The competitive landscape for JPMorgan is defined by regulatory barriers rather than market rivalry alone. Using a Value Chain lens, the primary advantage of the bank lies in its shared infrastructure. The 9 billion dollar technology budget creates a scale advantage that smaller competitors cannot match. However, the G-SIB surcharge of 4.5 percent acts as a structural tax on this scale. The primary tension is between the operational efficiency of a unified entity and the capital efficiency of smaller, specialized firms.
Option 1: Maintain Universal Model and Optimize Capital
Continue operating all four segments but aggressively reduce non-core, capital-intensive assets to lower the G-SIB score.
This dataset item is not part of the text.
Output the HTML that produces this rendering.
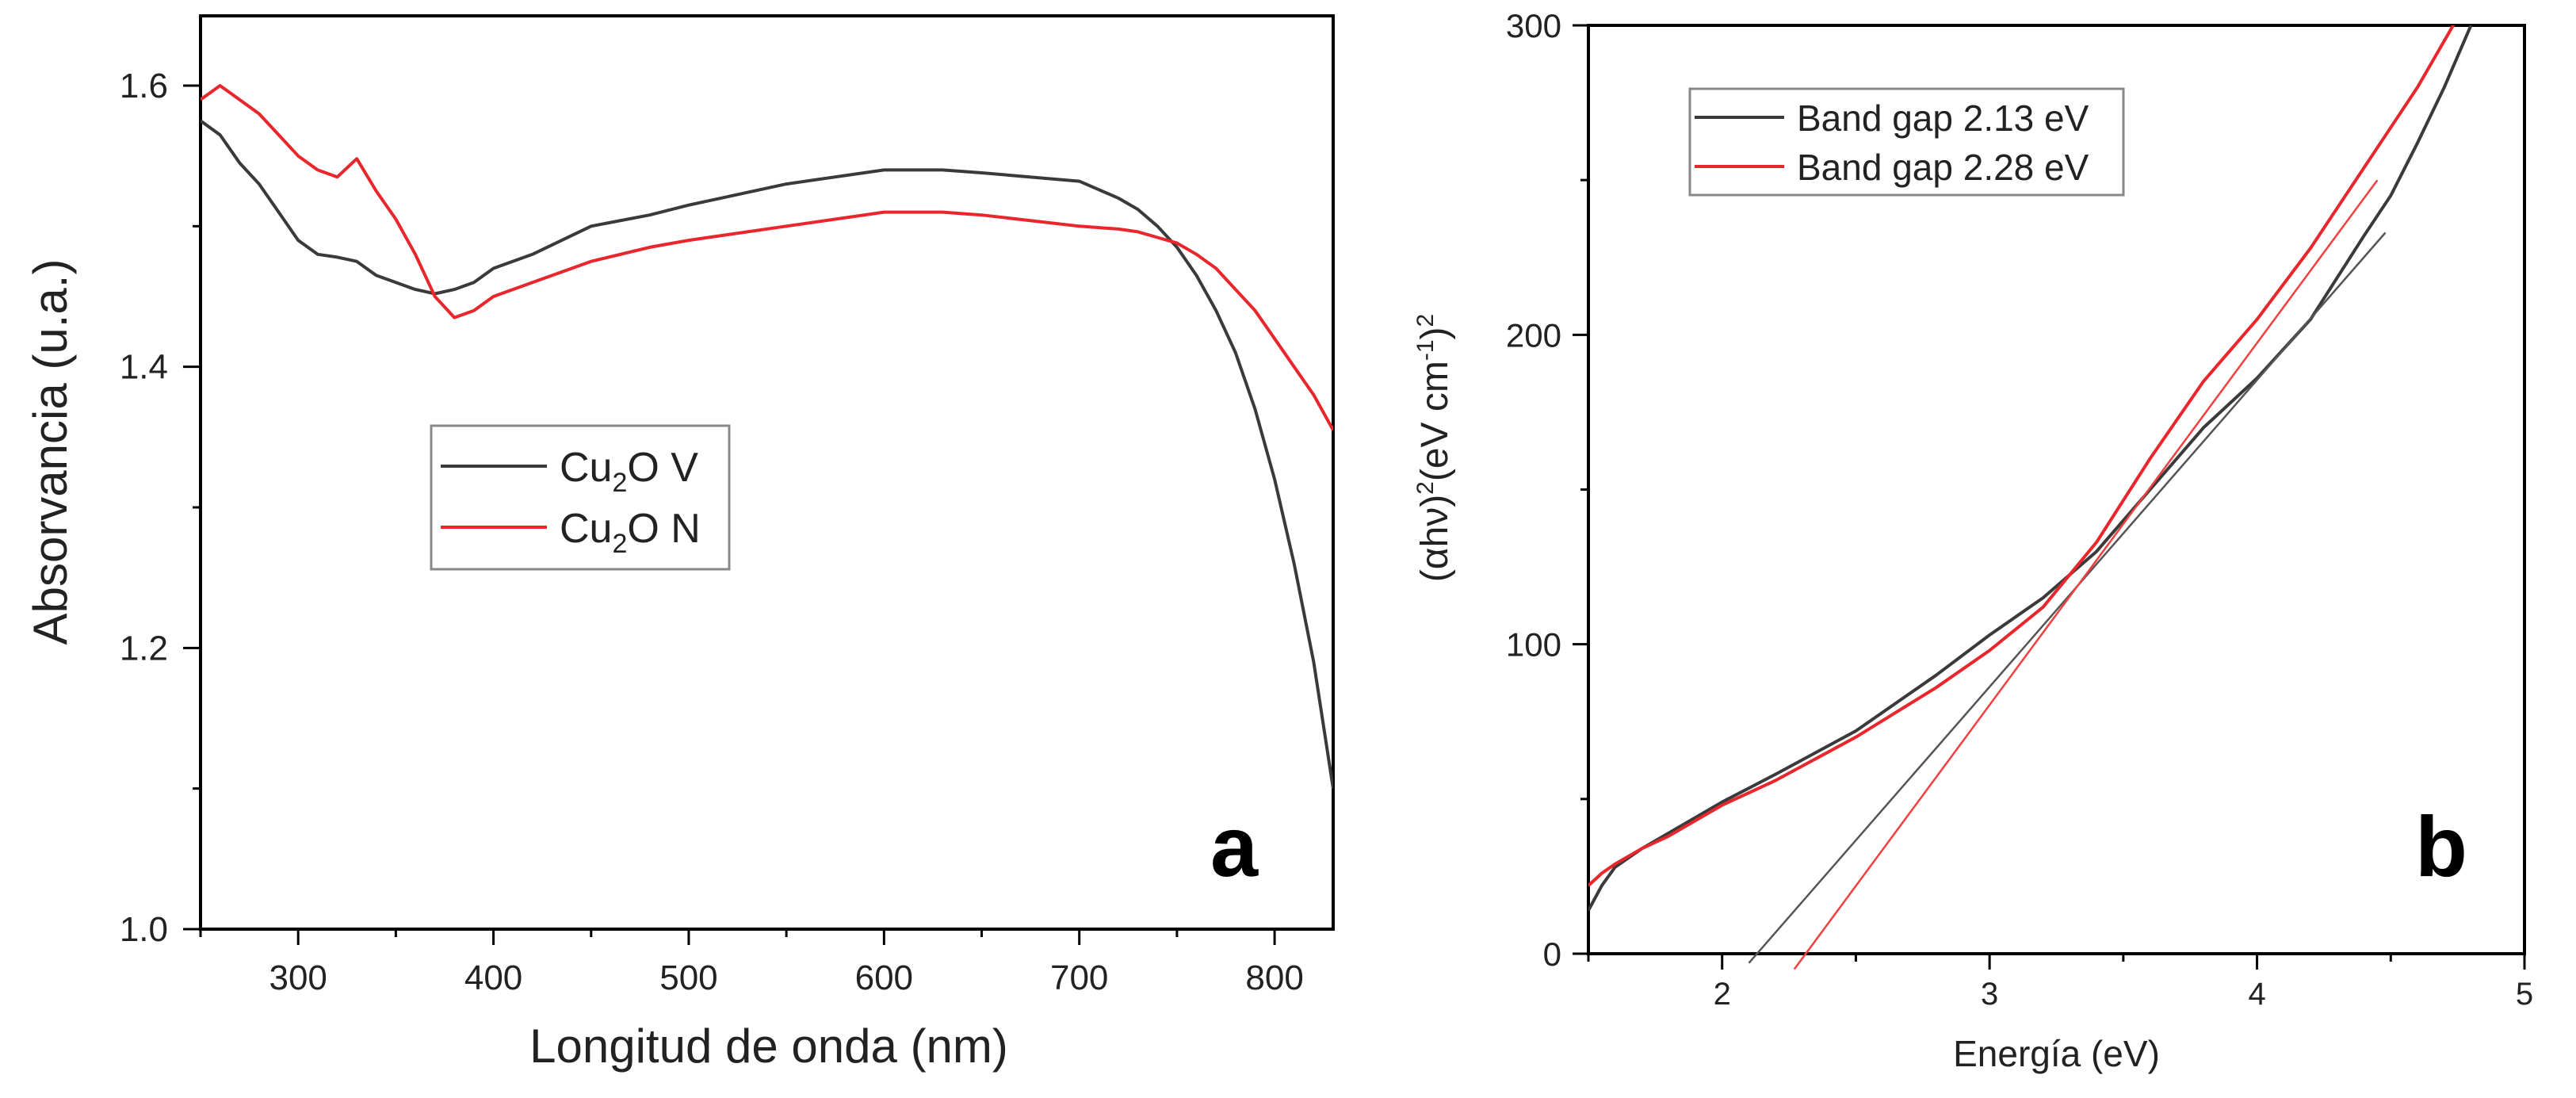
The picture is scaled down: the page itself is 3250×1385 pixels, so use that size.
<!DOCTYPE html>
<html><head><meta charset="utf-8"><style>
html,body{margin:0;padding:0;background:#fff;}
svg{display:block;font-family:"Liberation Sans",Arial,sans-serif;}
</style></head><body>
<svg id="fig" width="3250" height="1385" viewBox="0 0 3250 1385" xmlns="http://www.w3.org/2000/svg"></svg>
<script>
// ---- Panel a data ----
const aWave = [250,255,260,265,270,280,290,300,310,320,330,340,350,360,370,380,390,400,420,450,480,500,550,600,630,650,700,720,730,740,750,760,770,780,790,800,810,820,830];
const aV =    [1.575,1.57,1.565,1.555,1.545,1.53,1.51,1.49,1.48,1.478,1.475,1.465,1.46,1.455,1.452,1.455,1.46,1.47,1.48,1.50,1.508,1.515,1.53,1.54,1.54,1.538,1.532,1.52,1.512,1.50,1.485,1.465,1.44,1.41,1.37,1.32,1.26,1.19,1.10];
const aN =    [1.59,1.595,1.60,1.595,1.59,1.58,1.565,1.55,1.54,1.535,1.548,1.525,1.505,1.48,1.45,1.435,1.44,1.45,1.46,1.475,1.485,1.49,1.50,1.51,1.51,1.508,1.50,1.498,1.496,1.492,1.488,1.48,1.47,1.455,1.44,1.42,1.40,1.38,1.355];
const aXTicks = [300,400,500,600,700,800];
const aYTicks = [1.0,1.2,1.4,1.6];
// ---- Panel b data ----
const bE =  [1.5,1.55,1.6,1.7,1.8,2.0,2.2,2.5,2.8,3.0,3.2,3.4,3.6,3.8,4.0,4.2,4.4,4.5,4.6,4.7,4.8];
const bBlack=[14,22,28,34,39,49,58,72,90,103,115,130,150,170,186,205,232,245,262,280,300];
const bRed = [22,26,29,34,38,48,56,70,86,98,112,133,160,185,205,228,254,267,280,295,310];
const fitBlack=[2.10,4.48]; const fitBlackY=[-3,233];
const fitRed=[2.27,4.45]; const fitRedY=[-5,250];
const bXTicks=[2,3,4,5];
const bYTicks=[0,100,200,300];

const NS="http://www.w3.org/2000/svg";
const svg=document.getElementById('fig');
function mk(tag,attrs,parent){const e=document.createElementNS(NS,tag);for(const k in attrs)e.setAttribute(k,attrs[k]);(parent||svg).appendChild(e);return e;}

const A={l:253,r:1682,t:20,b:1172,x0:250,x1:830,y0:1.0,y1:1.6+88/1773};
const ax=v=>A.l+(v-A.x0)/(A.x1-A.x0)*(A.r-A.l);
const ay=v=>A.b-(v-A.y0)/(A.y1-A.y0)*(A.b-A.t);
const B={l:2004,r:3185,t:32,b:1203,x0:1.5,x1:5,y0:0,y1:300};
const bx=v=>B.l+(v-B.x0)/(B.x1-B.x0)*(B.r-B.l);
const by=v=>B.b-(v-B.y0)/(B.y1-B.y0)*(B.b-B.t);

function clip(id,P){const d=mk('defs',{});const c=mk('clipPath',{id:id},d);mk('rect',{x:P.l,y:P.t,width:P.r-P.l,height:P.b-P.t},c);}
clip('ca',A);clip('cb',B);

function line(xs,ys,fx,fy,color,w,clipId,name){
  let d='';xs.forEach((x,i)=>{d+=(i?'L':'M')+fx(x).toFixed(1)+','+fy(ys[i]).toFixed(1);});
  const attrs={d:d,fill:'none',stroke:color,'stroke-width':w,'stroke-linejoin':'round'};
  if(clipId)attrs['clip-path']='url(#'+clipId+')';
  const p=mk('path',attrs);
  
  
}

// ---- Panel A ----
const fa=mk('rect',{x:A.l,y:A.t,width:A.r-A.l,height:A.b-A.t,fill:'none',stroke:'#000','stroke-width':4});


for(let v=250;v<=830;v+=50){const X=ax(v);const major=v%100===0;mk('line',{x1:X,x2:X,y1:A.b,y2:A.b+(major?20:10),stroke:'#000','stroke-width':3});}
aXTicks.forEach(v=>{const t=mk('text',{x:ax(v),y:A.b+76,'font-size':44,'text-anchor':'middle',fill:'#222'});t.textContent=v;
 
 });
for(let v=1.0;v<=1.65;v+=0.1){const Y=ay(v);const major=Math.round(v*10)%2===0;mk('line',{x1:A.l,x2:A.l-(major?22:10),y1:Y,y2:Y,stroke:'#000','stroke-width':3});}
aYTicks.forEach(v=>{const t=mk('text',{x:212,y:ay(v)+15,'font-size':44,'text-anchor':'end',fill:'#222'});t.textContent=v.toFixed(1);
 
 });
line(aWave,aV,ax,ay,'#3a3a3a',4,'ca','series-cu2o-v');
line(aWave,aN,ax,ay,'#e8262b',4,'ca','series-cu2o-n');
let t=mk('text',{x:970,y:1340,'font-size':60,'text-anchor':'middle',fill:'#222'});t.textContent='Longitud de onda (nm)';

t=mk('text',{x:0,y:0,'font-size':60,'text-anchor':'middle',fill:'#222',transform:'translate(84,570) rotate(-90)'});t.textContent='Absorvancia (u.a.)';

t=mk('text',{x:1557,y:1105,'font-size':108,'font-weight':'bold','text-anchor':'middle',fill:'#000'});t.textContent='a';

// legend A
let g=mk('g',{});
mk('rect',{x:544,y:537,width:376,height:181,fill:'#fff',stroke:'#888','stroke-width':3},g);
mk('line',{x1:556,x2:690,y1:588,y2:588,stroke:'#3a3a3a','stroke-width':4},g);
mk('line',{x1:556,x2:690,y1:665,y2:665,stroke:'#e8262b','stroke-width':4},g);
t=mk('text',{x:706,y:607,'font-size':52,fill:'#222'},g);t.innerHTML='Cu<tspan font-size="34" dy="13">2</tspan><tspan dy="-13">O  V</tspan>';

t=mk('text',{x:706,y:684,'font-size':52,fill:'#222'},g);t.innerHTML='Cu<tspan font-size="34" dy="13">2</tspan><tspan dy="-13">O  N</tspan>';


// ---- Panel B ----
const fb=mk('rect',{x:B.l,y:B.t,width:B.r-B.l,height:B.b-B.t,fill:'none',stroke:'#000','stroke-width':4});


for(let v=1.5;v<=5.001;v+=0.5){const X=bx(v);const major=Math.abs(v-Math.round(v))<0.01;mk('line',{x1:X,x2:X,y1:B.b,y2:B.b+(major?20:10),stroke:'#000','stroke-width':3});}
bXTicks.forEach(v=>{const t=mk('text',{x:bx(v),y:1267,'font-size':40,'text-anchor':'middle',fill:'#222'});t.textContent=v;
 
 });
for(let v=0;v<=300;v+=50){const Y=by(v);const major=v%100===0;mk('line',{x1:B.l,x2:B.l-(major?20:10),y1:Y,y2:Y,stroke:'#000','stroke-width':3});}
bYTicks.forEach(v=>{const t=mk('text',{x:1970,y:by(v)+15,'font-size':42,'text-anchor':'end',fill:'#222'});t.textContent=v;
 
 });
line(bE,bBlack,bx,by,'#3a3a3a',4,'cb','series-black');
line(bE,bRed,bx,by,'#e8262b',4,'cb','series-red');
line(fitBlack,fitBlackY,bx,by,'#555',2.5,null,'fit-line-black');
line(fitRed,fitRedY,bx,by,'#f04040',2.5,null,'fit-line-red');
t=mk('text',{x:(B.l+B.r)/2,y:1345,'font-size':46,'text-anchor':'middle',fill:'#222'});t.textContent='Energía (eV)';

t=mk('text',{x:0,y:0,'font-size':48,'text-anchor':'middle',fill:'#222',transform:'translate(1826,565) rotate(-90)'});
t.innerHTML='(αhν)<tspan font-size="30" dy="-18">2</tspan><tspan dy="18">(eV cm</tspan><tspan font-size="30" dy="-18">-1</tspan><tspan dy="18">)</tspan><tspan font-size="30" dy="-18">2</tspan>';

t=mk('text',{x:3080,y:1105,'font-size':108,'font-weight':'bold','text-anchor':'middle',fill:'#000'});t.textContent='b';

g=mk('g',{});
mk('rect',{x:2132,y:112,width:547,height:134,fill:'#fff',stroke:'#888','stroke-width':3},g);
mk('line',{x1:2138,x2:2251,y1:148,y2:148,stroke:'#3a3a3a','stroke-width':4},g);
mk('line',{x1:2138,x2:2251,y1:210,y2:210,stroke:'#e8262b','stroke-width':4},g);
t=mk('text',{x:2267,y:165,'font-size':46,fill:'#222'},g);t.textContent='Band gap 2.13 eV';

t=mk('text',{x:2267,y:227,'font-size':46,fill:'#222'},g);t.textContent='Band gap 2.28 eV';

</script>
</body></html>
This involves exiting low-margin clearing businesses or reducing foreign exchange volumes that inflate the systemic risk profile.
Trade-offs: Preserves revenue integration but risks continued regulatory scrutiny and potential share price stagnation if capital targets are missed.
Option 2: Targeted Divestiture of Asset Management
Spin off the Asset Management division as an independent entity. This unit is less capital-intensive and often receives a higher market multiple than the core bank.
Trade-offs: Unlocks immediate shareholder value and reduces complexity, but removes a stable, fee-based revenue stream that balances the volatility of the investment bank.
Option 3: Full Structural Breakup
Separate the Consumer Bank from the Corporate and Investment Bank to eliminate the TBTF (Too Big To Fail) premium and reduce the G-SIB surcharge to the minimum level.
Trade-offs: Eliminates the 4.5 percent surcharge but destroys the funding advantage provided by consumer deposits to the investment bank.
JPMorgan should pursue Option 1. The scale of the technology investment and the depth of client relationships across segments provide a competitive moat that a breakup would dismantle. The bank must focus on surgical reductions in high-weight risk assets to move the G-SIB surcharge down by at least 50 to 100 basis points without sacrificing core client franchises.
Execution must be phased to avoid a fire sale of assets. The bank will set a 24-month target to reduce the G-SIB surcharge. If the market does not reward this optimization with a higher price-to-book ratio by the end of year two, the board should then trigger the divestiture of the Asset Management unit as a secondary contingency. This sequential approach protects the franchise while remaining responsive to shareholder pressure.
JPMorgan should retain its universal banking structure. The current 13 percent ROTCE proves the model remains superior to peers despite a 4.5 percent G-SIB surcharge. Breaking up the bank would destroy the funding advantage provided by the 1.3 trillion dollar deposit base and jeopardize the 9 billion dollar annual technology scale. The path forward requires surgical capital optimization, not structural amputation. Success depends on reducing systemic risk scores through the exit of non-client-facing, capital-heavy activities while maintaining the integrated service model for core customers.
The analysis assumes that the Federal Reserve and other regulators will keep the G-SIB calculation methodology stable. If regulators move the goalposts to penalize absolute size regardless of risk profile, the capital optimization strategy will fail, and a breakup will become mandatory.
The team did not consider an aggressive acquisition strategy of smaller, specialized fintech firms to modernize the Consumer Bank. While the bank cannot grow larger through traditional M&A due to deposit caps, it could use its massive cash flow to buy technology that reduces the long-term cost of compliance and operations, effectively out-investing the regulatory drag.